J’émets, en revanche, une réserve sur la recommandation n° 1. Il s’agirait de réunir pour les confier à une seule autorité, en l’occurrence la CNIL, les compétences d’autorisation et de contrôle en matière de vidéosurveillance. Ne croyez pas que je doute de la CNIL, bien au contraire ! Je pense que la CNIL est une institution très importante, mais assez parisienne et bureaucratique. Je souhaiterais donc que cette autorité un peu lointaine partage le pouvoir d’autorisation et de contrôle avec les préfets des départements qui sont, eux, en prise directe avec les spécificités locales.

J’approuve entièrement la recommandation n° 4, visant à former les opérateurs chargés de visionner les images de la voie publique. Permettez-moi néanmoins d’apporter un bémol : il serait, à mon sens, tout à fait excessif de placer sous la surveillance de caméras contrôlées par la police et la gendarmerie les opérateurs municipaux eux-mêmes. Je le rappelle, ces personnels sont de qualité et, par ailleurs, assermentés.

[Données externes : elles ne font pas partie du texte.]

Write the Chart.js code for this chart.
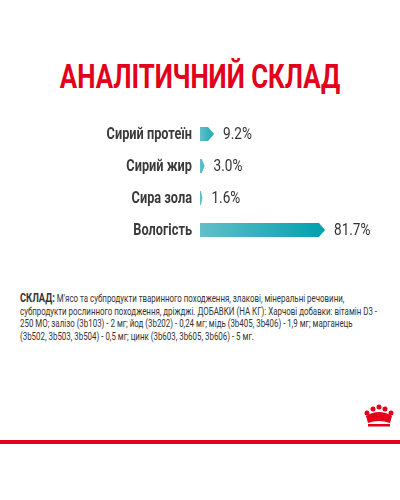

Je tempère de même mon adhésion aux recommandations n° 5 et 6 par un autre bémol. Monsieur le ministre, je conviens que le développement des systèmes de vidéosurveillance au niveau des bassins de vie est de nature à favoriser une coordination de ces systèmes, mais je suis extrêmement réservé quant au transfert « automatique » aux EPCI, car cela met en cause le pouvoir de police des maires. Et je tiens au pouvoir de police des maires !

Si donc j’approuve la coordination, je suis beaucoup plus réservé à l’égard du transfert « automatique ».

Les recommandations n° 7, 8 et 9, visant à mettre en place une procédure simplifiée, à délivrer une autorisation pour des zones plutôt que pour chaque caméra et à soumettre à une procédure simplifiée les dossiers de renouvellement d’autorisations, me paraissent relever du bon sens.

En définitive, la vidéoprotection est un outil supplémentaire qui, sans être la panacée, peut se révéler efficace.

Telle est la raison pour laquelle, madame la présidente, monsieur le ministre, mes chers collègues, je pense nécessaire de faire évoluer l’encadrement juridique de la vidéosurveillance selon les pistes qui ont été tracées par la commission des lois, sous réserve des aménagements et des bémols que j’ai évoqués.